Wed May 9 08:28:51 PDT 2012

>>>> The planed usage is the following:
>>>>
>>>> a[i] = ..
>>>>
>>>> converts to (using some loose syntax, and assuming that a[i]  
>>>> writes 4 bytes):
>>>>
>>>> %ptr = GEP(%a, %i)
>>>> if (objectsize(%ptr) >= 4)
>>>> // OK
>>>> else
>>>> __builtin_trap()
>>>>
>>>> (this is exactly what the current implementation does;
>>>
>>> I'm confused here: what is generating this code?  Clang?  
>>> Dragonegg?  I assume we're talking about LLVM IR that was  
>>> generated for C code.  Is my assumption wrong?
>>
>> It can be C, yes. For example, clang can already emit this code.
>
> Does it do that by default, or do you need to specify additional  
> command-line arguments for that?

-fbounds-checking
(or -fbounds-checking=X, where X is the runtime penalty)

>>> o) Your check does not guarantee that %a and %ptr belong to the  
>>> same memory object.  All you're guaranteeing is that %ptr points  
>>> into a valid memory object with 4 bytes remaining in the memory  
>>> object.  It's possible that %ptr overflowed the object pointed to  
>>> by %a and is now within the bounds of another memory object (stack  
>>> objects often have no padding in between them).  That's fine, but  
>>> then it's not an array indexing check; it's a load/store check.
>>
>> Well, it's a GEP from %a, so it must point somewhere inside the  
>> buffer of %a. objectsize should not allow buffer overflows.
>
> If objectsize is implemented as I think it is, then no, your design  
> does not catch buffer overflows that move a pointer from one memory  
> object into another.

No. The objectsize intrinsic is lowered at compile time. This means it  
can "see" the GEPs. The current implementation already takes cares of  
correctly computing the offset from the beginning within an allocated  
object. It's not just taking an arbitrary pointer at run-time.

> Consider the following:
>
> union foo {
>     char * p;
>     uintptr_t q;
> } bar;
>
> int func (union foo * f) {
>     return (f.p[5] = ...);
> }
>
> int main () {
>     union foo a;
>     a.q = 5;
>     func (&a)
> }
>
> In your design, a check on f.p[5] in func() must always pass because  
> you don't know whether the value in f.p can originate from external  
> code.  However, it's clear in this program that the check could just  
> fail because we know, just by looking at it, that f.p is only set by  
> code within the program.
>
> Data flow analysis could be used to determine which checks only  
> check internally allocated pointers and which checks can check  
> externally allocated pointers; the checks could then be modified to  
> contain this information.  The gepcheck code then becomes:
>
> Your design does not specify such a feature, so it can't be used to  
> catch these sorts of errors in its current form.

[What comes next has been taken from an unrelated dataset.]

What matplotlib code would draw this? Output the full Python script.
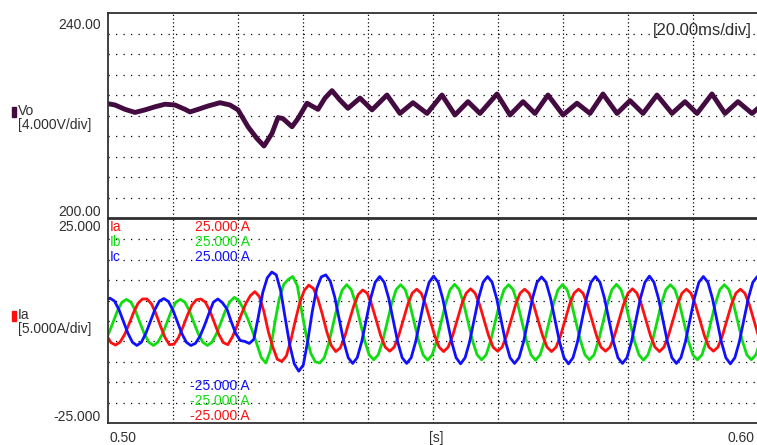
import numpy as np
import matplotlib.pyplot as plt

plt.rcParams['font.family'] = ['Liberation Sans', 'DejaVu Sans']

# Vo trace, vertices (time in s, volts)
vo_t = [0.5, 0.50108, 0.50262, 0.50415, 0.50569, 0.50723, 0.50877, 0.51031, 0.51185, 0.51262,
        0.51385, 0.51538, 0.51723, 0.51877, 0.52, 0.52154, 0.52292, 0.524, 0.52523, 0.52615,
        0.52692, 0.52831, 0.52923, 0.53062, 0.53138, 0.53231, 0.53338, 0.53446, 0.53569, 0.53692,
        0.53877, 0.54062, 0.54292, 0.54492, 0.54692, 0.54908, 0.55138, 0.55338, 0.55538, 0.55723,
        0.55985, 0.56185, 0.56385, 0.56569, 0.56769, 0.57, 0.57215, 0.57415, 0.57615, 0.57831,
        0.58031, 0.58231, 0.58446, 0.58677, 0.58877, 0.59062, 0.59292, 0.59492, 0.59692, 0.59908,
        0.6]
vo_v = [222.3, 222.05, 221.2, 220.6, 221.1, 221.7, 222.2, 222.05, 221.2, 220.7,
        221.2, 221.85, 222.5, 222.05, 221.1, 217.8, 215.5, 214.05, 216.5, 219.6,
        219.4, 217.8, 219.4, 222.4, 221.85, 221.2, 223.4, 224.85, 223.0, 221.4,
        223.4, 221.1, 224.0, 220.4, 222.5, 220.4, 224.0, 220.1, 222.7, 220.4,
        224.2, 220.1, 222.7, 220.4, 224.0, 220.1, 222.4, 220.4, 224.2, 220.4,
        222.9, 220.4, 224.0, 220.4, 222.7, 220.4, 224.2, 220.4, 222.7, 220.4,
        221.4]

# phase currents (A), one sample every 1/12 of a period, each trace with its own start time
sample_dt = 0.0083 / 12
ia_start = 0.499765
ib_start = 0.499377
ic_start = 0.499606

ia = [-3.5, -5.3, -5.9, -5.2, -3.4, -0.8, 2.0, 4.3, 5.4, 5.4, 4.2, 1.8,
      -1.2, -4.0, -5.8, -5.7, -4.1, -1.5, 1.4, 3.9, 5.2, 5.4, 4.6, 2.5,
      -0.4, -3.3, -5.3, -5.8, -3.9, -1.3, 1.6, 4.3, 6.2, 7.2, 6.0, 2.4,
      -2.6, -6.4, -9.4, -9.9, -8.6, -4.8, 0.1, 4.5, 7.5, 8.8, 8.0, 5.5,
      1.7, -2.6, -6.0, -7.5, -6.6, -3.8, 0.0, 3.7, 6.5, 7.6, 6.8, 4.0,
      0.2, -3.6, -6.4, -7.4, -6.4, -3.6, 0.2, 4.0, 6.8, 7.8, 6.8, 4.0,
      0.2, -3.6, -6.4, -7.5, -6.4, -3.6, 0.2, 4.0, 6.8, 7.9, 6.8, 4.0,
      0.2, -3.6, -6.4, -7.4, -6.4, -3.6, 0.2, 4.0, 6.8, 7.8, 6.8, 4.0,
      0.2, -3.6, -6.4, -7.5, -6.4, -3.6, 0.2, 4.0, 6.8, 7.8, 6.8, 4.0,
      0.2, -3.6, -6.4, -7.4, -6.4, -3.6, 0.2, 4.0, 6.8, 7.9, 6.8, 4.0,
      0.2, -3.6, -6.4, -7.5, -6.4, -3.6, 0.2, 4.0, 6.8, 7.8, 6.8, 4.0,
      0.2, -3.6, -6.4, -7.4, -6.4, -3.6, 0.2, 4.0, 6.8, 7.8, 6.8, 4.0,
      0.2, -3.6, -6.4]

ib = [-5.2, -3.2, -0.4, 2.5, 4.6, 5.3, 4.6, 2.5, -0.4, -3.2, -5.2, -6.0,
      -5.2, -3.2, -0.4, 2.5, 4.6, 5.3, 4.6, 2.5, -0.4, -3.2, -5.2, -6.0,
      -5.2, -3.2, -0.4, 2.5, 4.7, 5.8, 5.0, 3.0, 0.5, -2.4, -5.6, -9.0,
      -10.3, -7.3, -0.5, 5.5, 9.0, 10.2, 10.9, 8.7, 2.3, -3.6, -7.9, -10.0,
      -10.3, -9.0, -5.5, -0.7, 4.1, 7.6, 8.9, 7.7, 4.3, -0.3, -4.9, -8.3,
      -9.5, -8.3, -4.9, -0.3, 4.3, 7.7, 8.9, 7.7, 4.3, -0.3, -4.9, -8.3,
      -9.6, -8.3, -4.9, -0.3, 4.3, 7.7, 9.0, 7.7, 4.3, -0.3, -4.9, -8.3,
      -9.5, -8.3, -4.9, -0.3, 4.3, 7.7, 8.9, 7.7, 4.3, -0.3, -4.9, -8.3,
      -9.6, -8.3, -4.9, -0.3, 4.3, 7.7, 8.9, 7.7, 4.3, -0.3, -4.9, -8.3,
      -9.5, -8.3, -4.9, -0.3, 4.3, 7.7, 9.0, 7.7, 4.3, -0.3, -4.9, -8.3,
      -9.6, -8.3, -4.9, -0.3, 4.3, 7.7, 8.9, 7.7, 4.3, -0.3, -4.9, -8.3,
      -9.5, -8.3, -4.9, -0.3, 4.3, 7.7, 8.9, 7.7, 4.3, -0.3, -4.9, -8.3,
      -9.5, -8.3, -4.9]

ic = [5.0, 5.6, 4.9, 2.8, -0.1, -3.0, -5.2, -6.0, -5.2, -3.0, -0.1, 2.8,
      4.9, 5.5, 4.8, 2.7, -0.2, -3.1, -5.2, -6.0, -5.5, -3.8, -1.2, 1.8,
      4.6, 5.4, 4.5, 3.0, -0.2, -3.1, -4.8, -5.0, -5.5, -4.5, 1.0, 7.0,
      10.6, 12.0, 11.3, 7.3, 0.6, -5.9, -10.5, -12.3, -10.8, -4.9, 2.3, 8.0,
      10.8, 11.3, 9.8, 5.9, 0.4, -5.0, -9.0, -10.4, -9.0, -5.1, 0.3, 5.6,
      9.5, 10.9, 9.5, 5.6, 0.3, -5.1, -9.0, -10.4, -9.0, -5.1, 0.3, 5.6,
      9.5, 11.0, 9.5, 5.6, 0.3, -5.1, -9.0, -10.5, -9.0, -5.1, 0.3, 5.6,
      9.5, 10.9, 9.5, 5.6, 0.3, -5.1, -9.0, -10.4, -9.0, -5.1, 0.3, 5.6,
      9.5, 10.8, 9.5, 5.6, 0.3, -5.1, -9.0, -10.5, -9.0, -5.1, 0.3, 5.6,
      9.5, 10.9, 9.5, 5.6, 0.3, -5.1, -9.0, -10.4, -9.0, -5.1, 0.3, 5.6,
      9.5, 11.0, 9.5, 5.6, 0.3, -5.1, -9.0, -10.4, -9.0, -5.1, 0.3, 5.6,
      9.5, 10.9, 9.5, 5.6, 0.3, -5.1, -9.0, -10.5, -9.0, -5.1, 0.3, 5.6,
      9.5, 10.9, 9.5]

t_range = (0.50, 0.60)
v_range = (200.0, 240.0)
i_range = (-25.0, 25.0)

VO_COL = '#430b40'
RED, GREEN, BLUE = '#ff1010', '#10dd10', '#1010ff'
TXT = '#303030'

W, H = 757, 445


def box(x0, y0, x1, y1):
    # pixel box measured from the top-left corner -> figure fraction
    return [x0 / W, 1 - y1 / H, (x1 - x0) / W, (y1 - y0) / H]


fig = plt.figure(figsize=(W / 100, H / 100), dpi=100)


def label(x, y, s, **kw):
    kw.setdefault('color', TXT)
    kw.setdefault('fontsize', 10)
    fig.text(x / W, 1 - y / H, s, va='center', **kw)


ax_v = fig.add_axes(box(108, 13, 758, 218))
ax_i = fig.add_axes(box(108, 219, 758, 423))

for ax in (ax_v, ax_i):
    ax.set_xlim(*t_range)
    ax.set_xticks(np.arange(0.51, 0.595, 0.01))
    ax.tick_params(length=0, labelleft=False, labelbottom=False)
    ax.xaxis.grid(True, color='black', lw=0.9, ls=(0, (1, 2.0)))
    ax.yaxis.grid(True, color='black', lw=0.9, ls=(0, (1, 5.0)))
    ax.set_axisbelow(True)
    ax.spines['right'].set_visible(False)
    for s in ('left', 'top', 'bottom'):
        ax.spines[s].set_color(TXT)
        ax.spines[s].set_linewidth(1.3)

ax_v.set_ylim(*v_range)
ax_v.set_yticks(np.arange(204, 237, 4))
ax_i.set_ylim(*i_range)
ax_i.set_yticks(np.arange(-20, 21, 5))

ax_v.plot(vo_t, vo_v, color=VO_COL, lw=3.5, solid_joinstyle='round')

ax_i.plot(ib_start + sample_dt * np.arange(len(ib)), ib, color=GREEN, lw=2.0)
ax_i.plot(ia_start + sample_dt * np.arange(len(ia)), ia, color=RED, lw=2.0)
ax_i.plot(ic_start + sample_dt * np.arange(len(ic)), ic, color=BLUE, lw=2.0)

# scale labels on the left
label(101, 25, '240.00', ha='right')
label(101, 212, '200.00', ha='right')
label(101, 227, '25.000', ha='right')
label(101, 417, '-25.000', ha='right')

fig.patches.append(plt.Rectangle((12 / W, 1 - 117 / H), 4 / W, 10 / H,
                                 transform=fig.transFigure, color=VO_COL))
label(18, 111, 'Vo', ha='left')
label(18, 125, '[4.000V/div]', ha='left')

fig.patches.append(plt.Rectangle((12 / W, 1 - 321 / H), 4 / W, 10 / H,
                                 transform=fig.transFigure, color=RED))
label(18, 315, 'Ia', ha='left')
label(18, 329, '[5.000A/div]', ha='left')

# time axis
label(110, 438, '0.50', ha='left')
label(436, 438, '[s]', ha='center')
label(755, 438, '0.60', ha='right')
label(752, 31, '[20.00ms/div]', ha='right', fontsize=12)

# channel readouts inside the current panel
for name, col, y in (('Ia', RED, 227), ('Ib', GREEN, 242), ('Ic', BLUE, 257)):
    label(110, y, name, ha='left', color=col)
    label(250, y, '25.000 A', ha='right', color=col)
for col, y in ((BLUE, 386), (GREEN, 401), (RED, 416)):
    label(250, y, '-25.000 A', ha='right', color=col)

fig.savefig('out.png', dpi=100)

The current implementation is intra-procedural, so it won't catch  
these errors. But there's nothing preventing you from implementing  
such checks.  If it's an internal function, the argument list can be  
augmented with an additional parameter to pass the size of f.p.  And a  
data flow analysis can then be used to discard come checks, as you said.

>>> What you are proposing is a memory safety tool for production use;  
>>> it will be fast because it won't try to do expensive checks.  The  
>>> security policy it enforces seems reasonable.  You can build it  
>>> the way you describe, but I'd rather see it built with a more  
>>> general set of run-time checks that multiple tools can use.
>>
>> Feel free to propose an alternative specification. Of course we're  
>> open to better designs.
>
> I'll be working on that this week.

Ok, thank you!

Nuno